Yaşam Hakkına Saygı Derneği, 2008 yılından beri hayvan dostlarımızın yaşam hakkını savunmak için çeşitli çalışmalar düzenliyor. Bu çalışmaları görünür kılmak için de paneller, imza kampanyaları ve sosyal medya yoluyla afiş çalışması yapıyor. Dernek, “Gözlerim ol, Işığın olayım” kampanyasıyla da sahiplenmede engelli kedilere ve köpeklere öncelik verilmesi için farkındalık yaratmak istiyor.
“ÇOK FAZLA ENGELLİ HAYVAN VAR”
Yaşam hakkına saygı duyulan bir dünya isteğini dile getiren Yaşam Hakkına Saygı Derneği’nin kurucusu Özgün Öztürk, “İnsanları bilinçlendirmek için çalışmalar yapıyoruz. “Gözlerim ol, Işığın olayım” kampanyasıyla da engelli hayvanları görünür kılmak istiyoruz.
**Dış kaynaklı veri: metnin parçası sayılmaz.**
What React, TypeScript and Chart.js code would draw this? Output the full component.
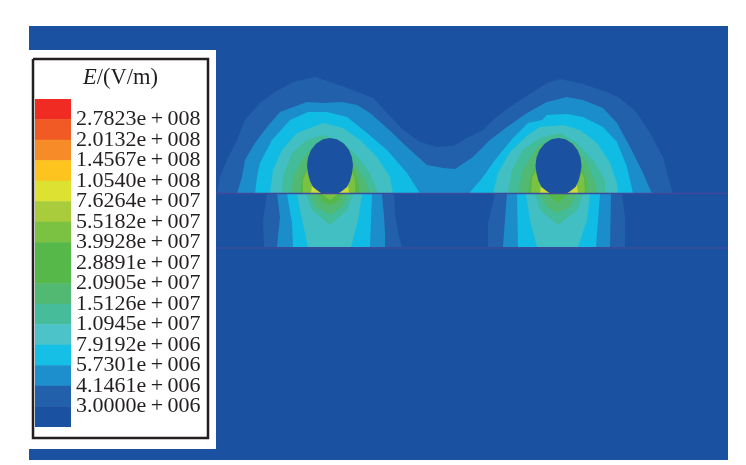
import React, { useEffect, useRef } from "react";
import { Chart, registerables } from "chart.js";

Chart.register(...registerables);

type P = [number, number];

const legendLabels = [
  "2.7823e\u2009+\u2009008", "2.0132e\u2009+\u2009008", "1.4567e\u2009+\u2009008", "1.0540e\u2009+\u2009008",
  "7.6264e\u2009+\u2009007", "5.5182e\u2009+\u2009007", "3.9928e\u2009+\u2009007", "2.8891e\u2009+\u2009007",
  "2.0905e\u2009+\u2009007", "1.5126e\u2009+\u2009007", "1.0945e\u2009+\u2009007", "7.9192e\u2009+\u2009006",
  "5.7301e\u2009+\u2009006", "4.1461e\u2009+\u2009006", "3.0000e\u2009+\u2009006",
];
const legendColors = [
  "#F02B24", "#F15A25", "#F68B28", "#FDC31E", "#DDE232", "#A8CC3C", "#7CC242", "#55B848",
  "#55B848", "#52B973", "#46BC9A", "#4CC3C8", "#15BFE6", "#1D8FCC", "#2360AC", "#1B51A1",
];

const BLUE = "#1B51A1", DARK = "#2360AC", MID = "#1C8DCB", CYAN = "#11BCE4", LTEAL = "#41BFC2";
const TEAL = "#42BC99", SEA = "#52B973", GREEN = "#55B848", LIME = "#7CC242", YELLOW = "#C9DB38";

const frame: P[] = [[29, 26], [728, 26], [728, 460], [29, 460]];
const legendPanel: P[] = [[29, 50], [216, 50], [216, 449], [29, 449]];
const legendBorder: P[] = [[33, 59], [208, 59], [208, 438], [33, 438], [33, 59]];

const darkTop: P[] = [[217, 193.5], [220, 177], [227, 160], [237, 140], [245, 120], [260, 103], [273, 93], [293, 82], [315, 77], [333, 83], [353, 90], [373, 98], [387, 113], [403, 130], [420, 142], [437, 147], [453, 146], [467, 138], [483, 130], [493, 120], [510, 107], [528, 95], [547, 83], [560, 79], [583, 84], [607, 92], [620, 98], [637, 113], [650, 133], [663, 157], [668, 177], [673, 193.5]];
const midTop: P[] = [[237, 193.5], [242, 177], [245, 160], [255, 143], [267, 127], [280, 112], [307, 102], [323, 103], [342, 102], [357, 105], [370, 113], [387, 128], [407, 147], [427, 165], [443, 168], [455, 169], [473, 157], [490, 140], [507, 127], [527, 113], [547, 102], [567, 97], [583, 100], [603, 108], [617, 123], [630, 147], [643, 173], [652, 193.5]];
const cyanTopL: P[] = [[255, 193.5], [257, 177], [260, 163], [272, 140], [290, 120], [308, 112], [327, 112], [347, 117], [367, 133], [387, 150], [407, 173], [420, 193.5]];
const cyanTopR: P[] = [[469, 193.5], [483, 177], [495, 160], [513, 138], [528, 123], [542, 120], [547, 115], [567, 114], [583, 117], [603, 127], [617, 142], [627, 167], [633, 193.5]];
const lightTealTopL: P[] = [[270, 193.5], [273, 170], [282, 150], [297, 133], [323, 123], [343, 128], [360, 140], [377, 157], [390, 177], [393, 193.5]];
const lightTealTopR: P[] = [[493, 193.5], [498, 173], [510, 152], [528, 135], [540, 127], [563, 125], [580, 130], [597, 143], [610, 163], [617, 183], [618, 193.5]];
const tealTopL: P[] = [[282, 193.5], [283, 177], [292, 153], [307, 140], [323, 135], [343, 142], [358, 157], [370, 173], [378, 193.5]];
const tealTopR: P[] = [[508, 193.5], [512, 170], [523, 150], [540, 138], [560, 133], [577, 143], [593, 160], [605, 180], [605, 193.5]];
const seaTopL: P[] = [[292, 193.5], [293, 177], [302, 160], [317, 142], [343, 145], [353, 160], [365, 180], [370, 193.5]];
const seaTopR: P[] = [[518, 193.5], [523, 170], [537, 147], [553, 138], [573, 142], [587, 163], [595, 183], [597, 193.5]];
const greenTopL: P[] = [[300, 193.5], [302, 177], [308, 167], [320, 150], [340, 150], [353, 167], [358, 182], [360, 193.5]];
const greenTopR: P[] = [[528, 193.5], [530, 180], [537, 163], [543, 150], [573, 150], [582, 167], [587, 183], [587, 193.5]];
const limeTopL: P[] = [[303, 193.5], [303, 180], [309, 165], [350, 165], [355, 180], [355, 193.5]];
const limeTopR: P[] = [[531, 193.5], [532, 178], [539, 165], [578, 165], [584, 178], [585, 193.5]];
const yellowTipL1: P[] = [[311, 193.5], [312, 185], [322, 193.5]];
const yellowTipL2: P[] = [[338, 193.5], [348, 185], [349, 193.5]];
const yellowTipR1: P[] = [[540, 193.5], [541, 185], [551, 193.5]];
const yellowTipR2: P[] = [[566, 193.5], [577, 185], [578, 193.5]];

const holeL: P[] = [[330, 138], [337, 139.3], [344, 143.7], [349, 150], [352, 157.5], [353, 165.5], [352, 173.5], [350, 181], [347, 187], [342, 191], [338, 193.5], [322, 193.5], [318, 191], [313, 187], [310, 181], [308, 173.5], [307, 165.5], [308, 157.5], [311, 150], [316, 143.7], [323, 139.3]];
const holeR: P[] = [[558.5, 138], [565.5, 139.3], [572.5, 143.7], [577.5, 150], [580.5, 157.5], [581.5, 165.5], [580.5, 173.5], [578.5, 181], [575.5, 187], [570.5, 191], [566.5, 193.5], [550.5, 193.5], [546.5, 191], [541.5, 187], [538.5, 181], [536.5, 173.5], [535.5, 165.5], [536.5, 157.5], [539.5, 150], [544.5, 143.7], [551.5, 139.3]];

const darkLowL: P[] = [[267, 194], [263, 220], [264, 247], [402, 247], [398, 233], [395, 213], [394, 194]];
const midLowL: P[] = [[277, 194], [280, 217], [277, 247], [385, 247], [385, 233], [384, 217], [382, 194]];
const cyanLowL: P[] = [[287, 194], [292, 223], [293, 247], [370, 247], [371, 220], [372, 194]];
const lightTealLowL: P[] = [[297, 194], [300, 210], [308, 247], [351, 247], [358, 220], [362, 194]];
const tealLowL: P[] = [[306, 194], [312, 210], [330, 225], [347, 210], [353, 194]];
const seaLowL: P[] = [[310, 194], [317, 207], [330, 215], [342, 207], [348, 194]];
const greenLowL: P[] = [[317, 194], [323, 202], [330, 205], [337, 202], [342, 194]];
const limeLowL: P[] = [[322, 194], [330, 200], [338, 194]];

const darkLowR: P[] = [[495, 194], [488, 223], [488, 247], [625, 247], [625, 217], [622, 194]];
const midLowR: P[] = [[507, 194], [505, 220], [503, 247], [610, 247], [611, 194]];
const cyanLowR: P[] = [[517, 194], [518, 247], [596, 247], [600, 194]];
const lightTealLowR: P[] = [[526, 194], [530, 220], [537, 247], [578, 247], [587, 220], [590, 194]];
const tealLowR: P[] = [[535, 194], [540, 210], [558, 225], [577, 210], [583, 194]];
const seaLowR: P[] = [[540, 194], [547, 207], [557, 213], [570, 207], [577, 194]];
const greenLowR: P[] = [[547, 194], [558, 203], [568, 194]];

const layerLineTop: P[] = [[216, 193.5], [728, 193.5]];
const layerLineBottom: P[] = [[216, 248], [728, 248]];

const toData = (pts: P[]) => pts.map(([x, y]) => ({ x, y }));
const shape = (pts: P[], color: string) => ({
  data: toData(pts), showLine: true, fill: "shape" as const, backgroundColor: color,
  borderColor: color, borderWidth: 0, pointRadius: 0,
});
const stroke = (pts: P[], color: string, borderWidth: number) => ({
  data: toData(pts), showLine: true, fill: false, borderColor: color, borderWidth, pointRadius: 0,
});

export default function App() {
  const mainRef = useRef<HTMLCanvasElement>(null);
  const legendRef = useRef<HTMLCanvasElement>(null);

  useEffect(() => {
    // painted bottom-to-top; Chart.js paints the last dataset first, hence the reverse
    const layers = [
      shape(frame, BLUE),
      shape(legendPanel, "#FFFFFF"),
      stroke(legendBorder, "#231F20", 2.5),
      shape(darkTop, DARK), shape(midTop, MID),
      shape(cyanTopL, CYAN), shape(cyanTopR, CYAN),
      shape(lightTealTopL, LTEAL), shape(lightTealTopR, LTEAL),
      shape(tealTopL, TEAL), shape(tealTopR, TEAL),
      shape(seaTopL, SEA), shape(seaTopR, SEA),
      shape(greenTopL, GREEN), shape(greenTopR, GREEN),
      shape(limeTopL, LIME), shape(limeTopR, LIME),
      shape(yellowTipL1, YELLOW), shape(yellowTipL2, YELLOW),
      shape(yellowTipR1, YELLOW), shape(yellowTipR2, YELLOW),
      shape(holeL, BLUE), shape(holeR, BLUE),
      shape(darkLowL, DARK), shape(midLowL, MID), shape(cyanLowL, CYAN), shape(lightTealLowL, LTEAL),
      shape(tealLowL, TEAL), shape(seaLowL, SEA), shape(greenLowL, GREEN), shape(limeLowL, LIME),
      shape(darkLowR, DARK), shape(midLowR, MID), shape(cyanLowR, CYAN), shape(lightTealLowR, LTEAL),
      shape(tealLowR, TEAL), shape(seaLowR, SEA), shape(greenLowR, GREEN),
      stroke(layerLineTop, "#3F4A9C", 1.4), stroke(layerLineBottom, "#3F4A9C", 1.4),
    ];
    const main = new Chart(mainRef.current!, {
      type: "scatter",
      data: { datasets: layers.slice().reverse() as any },
      options: {
        animation: false, responsive: false, devicePixelRatio: 1,
        layout: { padding: 0 },
        plugins: { legend: { display: false }, tooltip: { enabled: false }, filler: { propagate: false } },
        scales: {
          x: { type: "linear", min: 0, max: 746, display: false },
          y: { type: "linear", min: 0, max: 465, reverse: true, display: false },
        },
      },
    });

    const bottomUp = legendColors.slice().reverse();
    const labelsUp = legendLabels.slice().reverse();
    const legend = new Chart(legendRef.current!, {
      type: "bar",
      data: {
        labels: ["E"],
        datasets: bottomUp.map((c, i) => ({
          label: String(i), data: [1], backgroundColor: c, borderWidth: 0,
          categoryPercentage: 1, barPercentage: 1,
        })),
      },
      options: {
        animation: false, responsive: false, devicePixelRatio: 1,
        layout: { padding: 0 },
        plugins: { legend: { display: false }, tooltip: { enabled: false } },
        scales: {
          x: { stacked: true, display: false },
          y: {
            stacked: true, position: "right", min: 0, max: 16,
            grid: { display: false, drawTicks: false }, border: { display: false },
            afterFit: (s: any) => { s.width = 136; s.paddingTop = 0; s.paddingBottom = 0; },
            ticks: {
              stepSize: 1, autoSkip: false, padding: 5, color: "#231F20",
              font: { family: "'Liberation Serif'", size: 22 },
              callback: (v: any) => labelsUp[Number(v) - 1] ?? "",
            },
          },
        },
      },
    });
    return () => { main.destroy(); legend.destroy(); };
  }, []);

  return (
    <div style={{ position: "absolute", left: 0, top: 0, width: 746, height: 465, overflow: "hidden", background: "#fff" }}>
      <canvas ref={mainRef} width={746} height={465} style={{ position: "absolute", left: 0, top: 0 }} />
      <canvas ref={legendRef} width={172} height={328} style={{ position: "absolute", left: 35, top: 99 }} />
      <div style={{ position: "absolute", left: 33, width: 175, top: 64, textAlign: "center", fontFamily: "'Liberation Serif'", fontSize: 22.5, lineHeight: "26px", color: "#231F20" }}>
        <i>E</i>/(V/m)
      </div>
    </div>
  );
}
Çok fazla engelli hayvan var. Fakat sahiplenmede engelli hayvanlar tercih edilmiyor. Özellikle görme engelli kedi ve köpekten korkuyorlar. Gözleri görmeyen bir hayvanın gören bir hayvandan hiçbir farkı yok. Şu an görme engelli bir kedim var. Daha önce de görme engelli bir köpeğim vardı. Gören kedilerim her şeyi deviriyorlar. Ama görme engelli kedim daha dikkatli. Her yeri işaretliyor. Bütün eşyaların yerini biliyor” diye konuştu.
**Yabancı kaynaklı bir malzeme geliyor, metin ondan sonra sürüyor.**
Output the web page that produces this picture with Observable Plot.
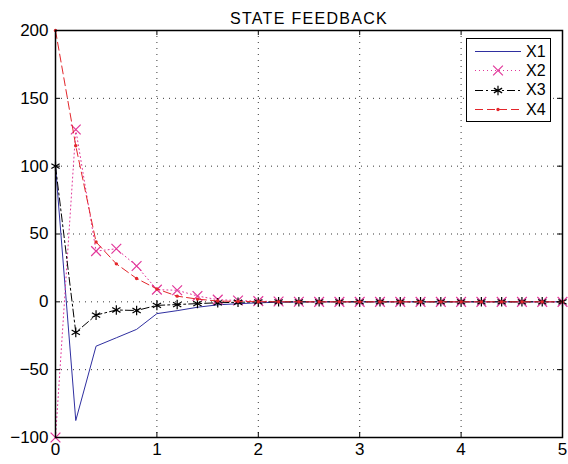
<!DOCTYPE html>
<html><head><meta charset="utf-8">
<script src="https://cdn.jsdelivr.net/npm/d3@7"></script>
<script src="https://cdn.jsdelivr.net/npm/@observablehq/plot@0.6"></script>
<style>
body{margin:0;background:#fff;}
#wrap{position:relative;width:568px;height:464px;font-family:"Liberation Sans",Arial,Helvetica,sans-serif;}
#legend{position:absolute;left:466px;top:38px;width:85px;height:84px;border:1.5px solid #000;box-sizing:border-box;background:#fff;padding-top:3px;}
.row{display:flex;align-items:center;height:19.3px;}
.row span{font-size:16px;margin-left:4px;color:#000;}
</style></head><body><div id="wrap"></div>
<script>
const title = "STATE FEEDBACK";
const time = [0,0.2,0.4,0.6,0.8,1.0,1.2,1.4,1.6,1.8,2.0,2.2,2.4,2.6,2.8,3.0,3.2,3.4,3.6,3.8,4.0,4.2,4.4,4.6,4.8,5.0];
const x1 = [100,-87.5,-32.7,-26.5,-20.3,-8.7,-6.5,-4.0,-2.2,-1.4,-0.7,-0.3,-0.1,0,0,0,0,0,0,0,0,0,0,0,0,0];
const x2 = [-100,127,37.4,39.1,26.4,9.0,8.5,4.3,1.6,1.0,0.5,0.2,0.1,0,0,0,0,0,0,0,0,0,0,0,0,0];
const x3 = [100,-22.5,-9.8,-6.0,-6.4,-2.6,-2.0,-1.3,-0.7,-0.3,-0.1,0,0,0,0,0,0,0,0,0,0,0,0,0,0,0];
const x4 = [200,115,44.1,28.0,17.2,9.5,4.2,2.0,0.6,0.3,0.1,0,0,0,0,0,0,0,0,0,0,0,0,0,0,0];
const seriesNames = ["X1","X2","X3","X4"];
const seriesValues = [x1,x2,x3,x4];
const seriesColors = ["#2f2fa0","#e2379a","#000000","#e3262b"];
const seriesDash = [null,"1,3","8,3,2,3","8,4"];
const seriesSymbols = [null,"times","asterisk","circle"];
const xTicks = [0,1,2,3,4,5];
const yTicks = [-100,-50,0,50,100,150,200];

const W = 568, H = 464, mL = 55, mR = 6, mT = 30, mB = 27;
const pw = W - mL - mR, ph = H - mT - mB;
const fmt = d => d < 0 ? "\u2212" + Math.abs(d) : String(d);

const marks = [
  Plot.gridX(xTicks, {stroke:"#222", strokeOpacity:0.9, strokeDasharray:"1,5"}),
  Plot.gridY(yTicks, {stroke:"#222", strokeOpacity:0.9, strokeDasharray:"1,5"})
];
seriesNames.forEach((name, i) => {
  const rows = time.map((t, j) => ({t, v: seriesValues[i][j]}));
  marks.push(Plot.line(rows, {x:"t", y:"v", stroke: seriesColors[i], strokeWidth:1, strokeDasharray: seriesDash[i] || undefined}));
  if (seriesSymbols[i] === "circle") {
    marks.push(Plot.dot(rows, {x:"t", y:"v", r:1.7, fill: seriesColors[i], stroke:"none"}));
  } else if (seriesSymbols[i]) {
    marks.push(Plot.dot(rows, {x:"t", y:"v", r:4.5, symbol: seriesSymbols[i], stroke: seriesColors[i], fill:"none", strokeWidth:1.2}));
  }
});
marks.push(
  Plot.tickX(xTicks, {x: d => d, insetTop: ph - 5, stroke:"#000"}),
  Plot.tickX(xTicks, {x: d => d, insetBottom: ph - 5, stroke:"#000"}),
  Plot.tickY(yTicks, {y: d => d, insetRight: pw - 5, stroke:"#000"}),
  Plot.tickY(yTicks, {y: d => d, insetLeft: pw - 5, stroke:"#000"}),
  Plot.frame({stroke:"#000", strokeWidth:1.5}),
  Plot.axisX(xTicks, {tickSize:0, tickPadding:5, tickFormat: fmt, fontSize:17, label:null}),
  Plot.axisY(yTicks, {tickSize:0, tickPadding:7, tickFormat: fmt, fontSize:17, label:null}),
  Plot.text([title], {frameAnchor:"top", dy:-18, fontSize:16, text: d => d})
);

const chart = Plot.plot({
  width: W, height: H,
  marginLeft: mL, marginRight: mR, marginTop: mT, marginBottom: mB,
  style: {fontFamily:'"Liberation Sans",Arial,Helvetica,sans-serif', color:"#000", background:"#fff"},
  x: {domain:[0,5], label:null},
  y: {domain:[-100,200], label:null},
  marks
});
chart.querySelectorAll("text").forEach(t => { if (t.textContent === title) t.style.letterSpacing = "1.3px"; });
const wrap = document.getElementById("wrap");
wrap.appendChild(chart);

const legend = document.createElement("div");
legend.id = "legend";
seriesNames.forEach((name, i) => {
  const row = document.createElement("div");
  row.className = "row";
  const ns = "http://www.w3.org/2000/svg";
  const svg = document.createElementNS(ns, "svg");
  svg.setAttribute("width", 55); svg.setAttribute("height", 19);
  const line = document.createElementNS(ns, "line");
  line.setAttribute("x1", 8); line.setAttribute("x2", 54);
  line.setAttribute("y1", 9.5); line.setAttribute("y2", 9.5);
  line.setAttribute("stroke", seriesColors[i]);
  if (seriesDash[i]) line.setAttribute("stroke-dasharray", seriesDash[i]);
  svg.appendChild(line);
  if (seriesSymbols[i]) {
    const p = document.createElementNS(ns, "path");
    const sym = {times: d3.symbolTimes, asterisk: d3.symbolAsterisk, circle: d3.symbolCircle}[seriesSymbols[i]];
    const r = seriesSymbols[i] === "circle" ? 1.7 : 4.5;
    p.setAttribute("d", d3.symbol(sym, Math.PI * r * r)());
    p.setAttribute("transform", "translate(31,9.5)");
    if (seriesSymbols[i] === "circle") { p.setAttribute("fill", seriesColors[i]); }
    else { p.setAttribute("fill", "none"); p.setAttribute("stroke", seriesColors[i]); p.setAttribute("stroke-width", 1.2); }
    svg.appendChild(p);
  }
  row.appendChild(svg);
  const lab = document.createElement("span");
  lab.textContent = name;
  row.appendChild(lab);
  legend.appendChild(row);
});
wrap.appendChild(legend);
</script></body></html>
“MUTLU ETMEK VE OLMAK İÇİN EL UZATIN”
Görme engelli ve felçli kedi ile köpeğin sokakta ve barınakta yaşamasının çok zor olduğuna dikkat çeken dernek kurucusu Özgün Öztürk; “Onlara bakmanın hiçbir zorluğu yok. Sizin ona vereceğiniz hayat onun kurtuluşu demek. Onların gülümsemesini gördüğünüz zaman çok mutlu oluyorsunuz” dedi.
“SATIN ALMA, EVLAT EDİN”
Daha fazla kişiye ulaşıp, farkındalık yaratmak için özellikle sosyal medya üzerinden afiş çalışması yaptığına işaret eden Özgün Öztürk, kedi ve köpek evlat edinmek için barınakların tercih edilmesi gerektiğinin altını çizdi. Öztürk, satın almak yerine evlat edinmenin daha önemli olduğuna vurgu yapıp, konuşmasına şu bilgileri ekledi; “Pet shoptan hayvan satın almak farkında olmadan bir kanlı ticarete ortak olmaktır. Çünkü arka tarafta üretim çiftlikleri var. Merdiven altı denilen daha korkunç yerler söz konusu. Siz her para ödediğinizde bilmeden o üretimi desteklemiş oluyorsunuz. Bu durum yunus parkları için de geçerli. Yunuslar yolculuk boyunca birçok eziyete maruz kalıyor. Açık deniz yerine kapalı bir havuzda yaşıyor. Bir insanı hayatı boyunca aynalarla kaplı bir odada tek başına yaşamaya mahkûm etmekle aynı şey. Havuzda gönderilen dalgalar, duvarlara çarpıp geri döndüğünde onları delirtiyor. Çünkü kendi seslerini sürekli olarak duyuyorlar. Birçoğu ölüyor.”
“EVİMDE BİR KARGAYA DA BAKIYORUM”
Evinde üç kedi, bir köpek ve bir karga ile birlikte yaşayan Özgün Öztürk, “Evimde üç yıldır bir kargaya bakıyorum. Kanatları sakat o yüzden uçamıyor. Yoksa yabani bir hayvan evde bakılmaz. Sadece gece kafesine koyuyorum uyusun diye. Karga, kediler ve köpek bir arada mutlu bir şekilde yaşıyor” diye konuştu.